▶ **Do this**:
From the first line of the listing below to the line with "plt.rcParams['font.family'] = ['Lato', 'DejaVu", print each line exactly, and nothing more. Leave out the pictures.
--- Begin Material supplied ---
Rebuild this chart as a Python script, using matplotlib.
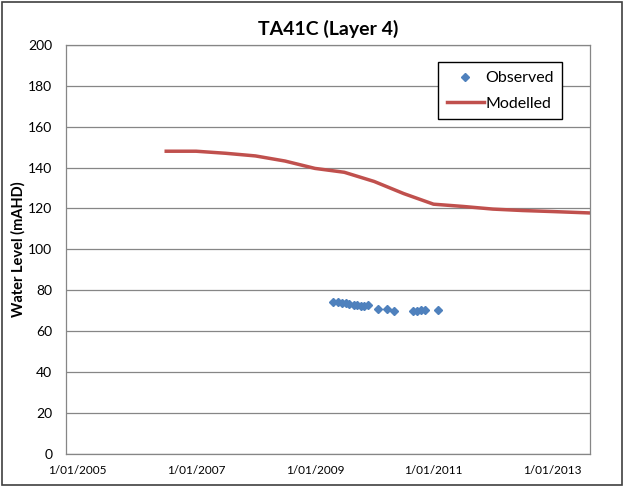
import matplotlib
matplotlib.use("Agg")
import matplotlib.pyplot as plt
import numpy as np
from datetime import datetime

plt.rcParams['font.family'] = ['Lato', 'DejaVu Sans']

# modelled water level (mAHD)
model_dates = ["2006-07-01", "2007-01-01", "2007-07-01", "2008-01-01", "2008-07-01",
               "2009-01-01", "2009-07-01", "2010-01-01", "2010-07-01", "2011-01-01",
               "2011-07-01", "2012-01-01", "2012-07-01", "2013-01-01", "2013-08-23"]
model_vals = [148.0, 148.0, 147.0, 145.7, 143.2, 139.6, 137.7, 133.2, 127.3, 122.1,
              121.0, 119.7, 119.0, 118.5, 117.8]

# observed water level (mAHD)
obs_dates = ["2009-04-25", "2009-05-22", "2009-06-16", "2009-07-11", "2009-07-31",
             "2009-08-27", "2009-09-20", "2009-10-13", "2009-11-02", "2009-11-23",
             "2010-01-24", "2010-03-20", "2010-04-30", "2010-08-25", "2010-09-21",
             "2010-10-17", "2010-11-11", "2011-01-26"]
obs_vals = [74.5, 74.2, 74.0, 73.8, 73.3, 73.0, 72.6, 72.4, 72.3, 72.7,
            70.7, 70.6, 69.8, 70.1, 70.1, 70.2, 70.2, 70.2]

xtick_dates = ["2005-01-01", "2007-01-01", "2009-01-01", "2011-01-01", "2013-01-01"]
xtick_labels = ["1/01/2005", "1/01/2007", "1/01/2009", "1/01/2011", "1/01/2013"]

to_dt = lambda lst: [datetime.strptime(d, "%Y-%m-%d") for d in lst]

fig = plt.figure(figsize=(6.24, 4.88), dpi=100)
ax = fig.add_axes([0.106, 0.070, 0.840, 0.838])

ax.plot(to_dt(obs_dates), obs_vals, linestyle='none', marker='D', markersize=4.5,
        color='#4F81BD', label='Observed', zorder=3)
ax.plot(to_dt(model_dates), model_vals, color='#C0504D', linewidth=2.5,
        label='Modelled', zorder=2)

ax.set_xlim(datetime(2004, 10, 23), datetime(2013, 8, 23))
ax.set_ylim(0, 200)
ax.set_yticks(np.arange(0, 201, 20))
ax.set_xticks(to_dt(xtick_dates))
ax.set_xticklabels(xtick_labels, fontsize=8.5)
ax.tick_params(axis='y', labelsize=10, length=0, pad=10)
ax.tick_params(axis='x', length=0, pad=8)
ax.grid(axis='y', color='#868686', linewidth=0.9)
ax.set_axisbelow(True)
for s in ax.spines.values():
    s.set_color('#868686')
    s.set_linewidth(0.9)

ax.set_ylabel('Water Level (mAHD)', fontsize=10.5, fontweight='bold')
ax.yaxis.set_label_coords(-0.077, 0.5)
ax.set_title('TA41C (Layer 4)', fontsize=14, fontweight='bold', pad=7)

leg = ax.legend(loc='upper right', bbox_to_anchor=(0.962, 0.977), fontsize=11.5,
                frameon=True, fancybox=False, borderpad=0.55, handlelength=2.3,
                handletextpad=0.1, labelspacing=0.7, markerscale=0.8)
leg.get_frame().set_edgecolor('black')
leg.get_frame().set_linewidth(1.0)
leg.get_frame().set_alpha(1)

# outer chart border
fig.patches.append(plt.Rectangle((0.004, 0.006), 0.992, 0.99, transform=fig.transFigure,
                                 fill=False, edgecolor='#404040', linewidth=1.2))

fig.savefig('out.png', dpi=100)
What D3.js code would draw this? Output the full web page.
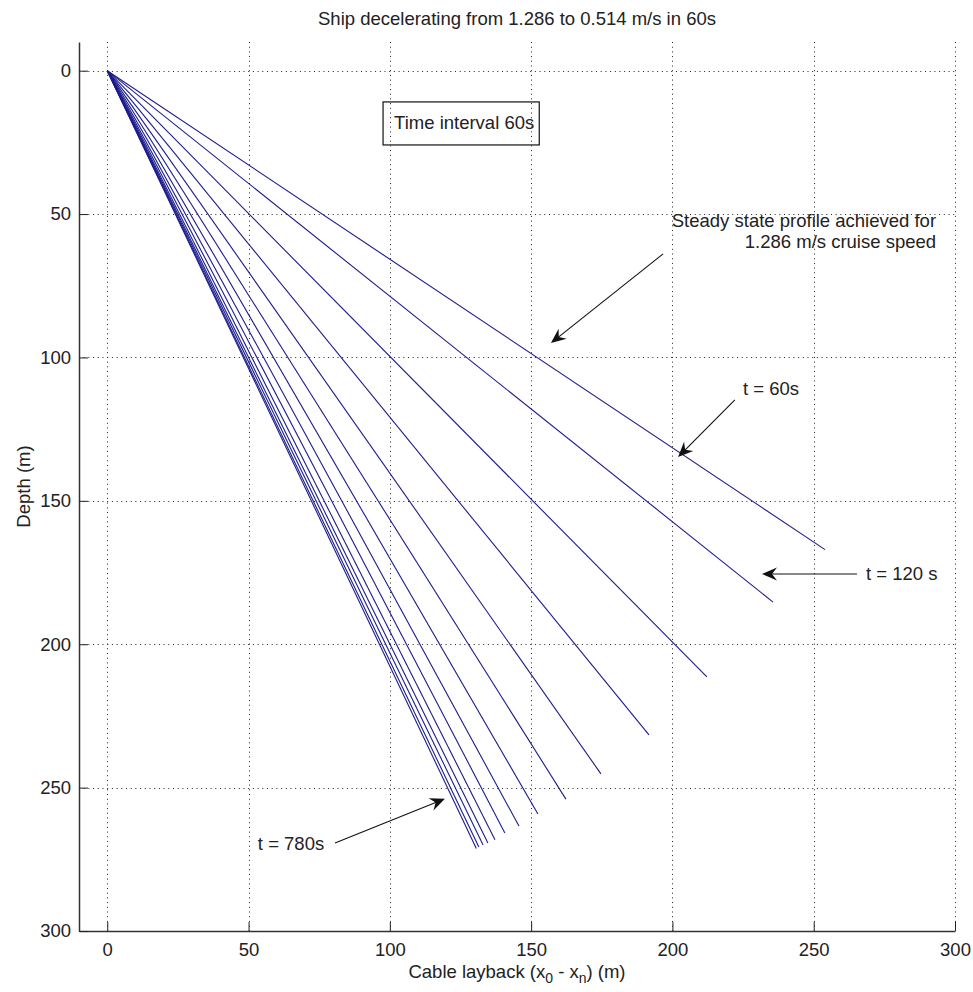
<!DOCTYPE html>
<html>
<head>
<meta charset="utf-8">
<script src="https://cdn.jsdelivr.net/npm/d3@7"></script>
<style>
  body { margin: 0; background: #fff; }
  svg { font-family: "Liberation Sans", Arial, sans-serif; }
</style>
</head>
<body>
<svg id="chart"></svg>
<script>
const width = 973;
const height = 992;

// time of each profile (s) and where the cable end sits
const times = [0, 60, 120, 180, 240, 300, 360, 420, 480, 540, 600, 660, 720, 780];
const layback = [254, 235.6, 212.2, 191.7, 174.7, 162.3, 152.4, 145.7, 140.7, 137.2, 134.7, 133.0, 131.5, 130.6];
const depth = [167, 185.3, 211.4, 231.6, 245.2, 254.0, 259.2, 263.4, 265.8, 268.2, 269.3, 270.0, 270.7, 271.2];

const xTicks = [0, 50, 100, 150, 200, 250, 300];
const yTicks = [0, 50, 100, 150, 200, 250, 300];

const margin = { top: 42, right: 18, bottom: 61, left: 79 };

const svg = d3.select("#chart").attr("width", width).attr("height", height);

const x = d3.scaleLinear().domain([-10, 300]).range([margin.left, width - margin.right]);
const y = d3.scaleLinear().domain([-10, 300]).range([margin.top, height - margin.bottom]);

const fontSize = 18.5;

// grid (dotted)
const grid = svg.append("g").attr("stroke", "#222").attr("stroke-width", 1).attr("stroke-dasharray", "1,3.7");
grid.selectAll("line.v").data(xTicks).enter().append("line")
  .attr("x1", d => Math.round(x(d)) + 0.5).attr("x2", d => Math.round(x(d)) + 0.5)
  .attr("y1", y.range()[0]).attr("y2", y.range()[1]);
grid.selectAll("line.h").data(yTicks).enter().append("line")
  .attr("y1", d => Math.round(y(d)) + 0.5).attr("y2", d => Math.round(y(d)) + 0.5)
  .attr("x1", x.range()[0]).attr("x2", x.range()[1]);

// axes, ticks pointing inwards like matlab
const xAxis = d3.axisBottom(x).tickValues(xTicks).tickSizeInner(-9).tickSizeOuter(0).tickPadding(12);
const yAxis = d3.axisLeft(y).tickValues(yTicks).tickSizeInner(-9).tickSizeOuter(0).tickPadding(8);

const gx = svg.append("g").attr("transform", `translate(0,${y.range()[1]})`).call(xAxis);
const gy = svg.append("g").attr("transform", `translate(${x.range()[0]},0)`).call(yAxis);
[gx, gy].forEach(g => {
  g.select(".domain").attr("stroke", "#333").attr("stroke-width", 1.5);
  g.selectAll(".tick line").attr("stroke", "#222");
  g.selectAll(".tick text").attr("fill", "#222").style("font-size", fontSize + "px")
    .style("font-family", "'Liberation Sans', Arial, sans-serif");
});

// cable profiles
const line = d3.line().x(d => x(d[0])).y(d => y(d[1]));
svg.append("g").selectAll("path")
  .data(times.map((t, i) => [[0, 0], [layback[i], depth[i]]]))
  .enter().append("path")
  .attr("d", line)
  .attr("fill", "none")
  .attr("stroke", "#1c1c8c")
  .attr("stroke-width", 1.1);

// title and labels
svg.append("text").attr("x", (x.range()[0] + x.range()[1]) / 2).attr("y", 25)
  .attr("text-anchor", "middle").style("font-size", fontSize + "px").attr("fill", "#222")
  .text("Ship decelerating from 1.286 to 0.514 m/s in 60s");

const xl = svg.append("text").attr("x", (x.range()[0] + x.range()[1]) / 2).attr("y", 978)
  .attr("text-anchor", "middle").style("font-size", fontSize + "px").attr("fill", "#222");
xl.append("tspan").text("Cable layback (x");
xl.append("tspan").attr("dy", 5).style("font-size", "14px").text("0");
xl.append("tspan").attr("dy", -5).text(" - x");
xl.append("tspan").attr("dy", 5).style("font-size", "14px").text("n");
xl.append("tspan").attr("dy", -5).text(") (m)");

svg.append("text").attr("transform", `translate(30,${(y.range()[0] + y.range()[1]) / 2}) rotate(-90)`)
  .attr("text-anchor", "middle").style("font-size", fontSize + "px").attr("fill", "#222")
  .text("Depth (m)");

// boxed note
const note = svg.append("text").attr("x", x(101.5)).attr("y", y(20.2)).style("font-size", fontSize + "px")
  .attr("fill", "#222").text("Time interval 60s");
const bb = note.node().getBBox();
svg.append("rect").attr("x", x(97.6)).attr("y", y(10.9))
  .attr("width", bb.x + bb.width + 5 - x(97.6)).attr("height", y(25.9) - y(10.9))
  .attr("fill", "none").attr("stroke", "#111").attr("stroke-width", 1.2);

// annotations: text in data units
const labels = [
  { text: "Steady state profile achieved for", x: 293.3, y: 54.5, anchor: "end" },
  { text: "1.286 m/s cruise speed", x: 293.3, y: 61.8, anchor: "end" },
  { text: "t = 60s", x: 225.0, y: 113.1, anchor: "start" },
  { text: "t = 120 s", x: 268.5, y: 177.6, anchor: "start" },
  { text: "t = 780s", x: 53.3, y: 271.7, anchor: "start" }
];
svg.append("g").selectAll("text").data(labels).enter().append("text")
  .attr("x", d => x(d.x)).attr("y", d => y(d.y))
  .attr("text-anchor", d => d.anchor)
  .style("font-size", fontSize + "px").attr("fill", "#222")
  .text(d => d.text);

// arrows: [tail, tip]
const arrows = [
  [[196.7, 63.9], [157.0, 95.0]],
  [[222.1, 114.8], [202.0, 134.7]],
  [[265.3, 175.5], [231.7, 175.5]],
  [[80.6, 269.3], [119.5, 253.9]]
];
const ag = svg.append("g");
arrows.forEach(([a, b]) => {
  const x0 = x(a[0]), y0 = y(a[1]), x1 = x(b[0]), y1 = y(b[1]);
  const ang = Math.atan2(y1 - y0, x1 - x0);
  ag.append("line").attr("x1", x0).attr("y1", y0)
    .attr("x2", x1 - 8 * Math.cos(ang)).attr("y2", y1 - 8 * Math.sin(ang))
    .attr("stroke", "#111").attr("stroke-width", 1.1);
  // concave arrow head
  const L = 15, W = 6.5, back = 10;
  const p = (u, v) => [x1 + u * Math.cos(ang) - v * Math.sin(ang), y1 + u * Math.sin(ang) + v * Math.cos(ang)];
  const pts = [p(0, 0), p(-L, W), p(-back, 0), p(-L, -W)];
  ag.append("path").attr("d", "M" + pts.map(q => q.join(",")).join("L") + "Z").attr("fill", "#111");
});
</script>
</body>
</html>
--- End Material supplied ---
▶ **Solution to the problem**:
Rebuild this chart as a Python script, using matplotlib.
import matplotlib
matplotlib.use("Agg")
import matplotlib.pyplot as plt
import numpy as np
from datetime import datetime

plt.rcParams['font.family'] = ['Lato', 'DejaVu Sans']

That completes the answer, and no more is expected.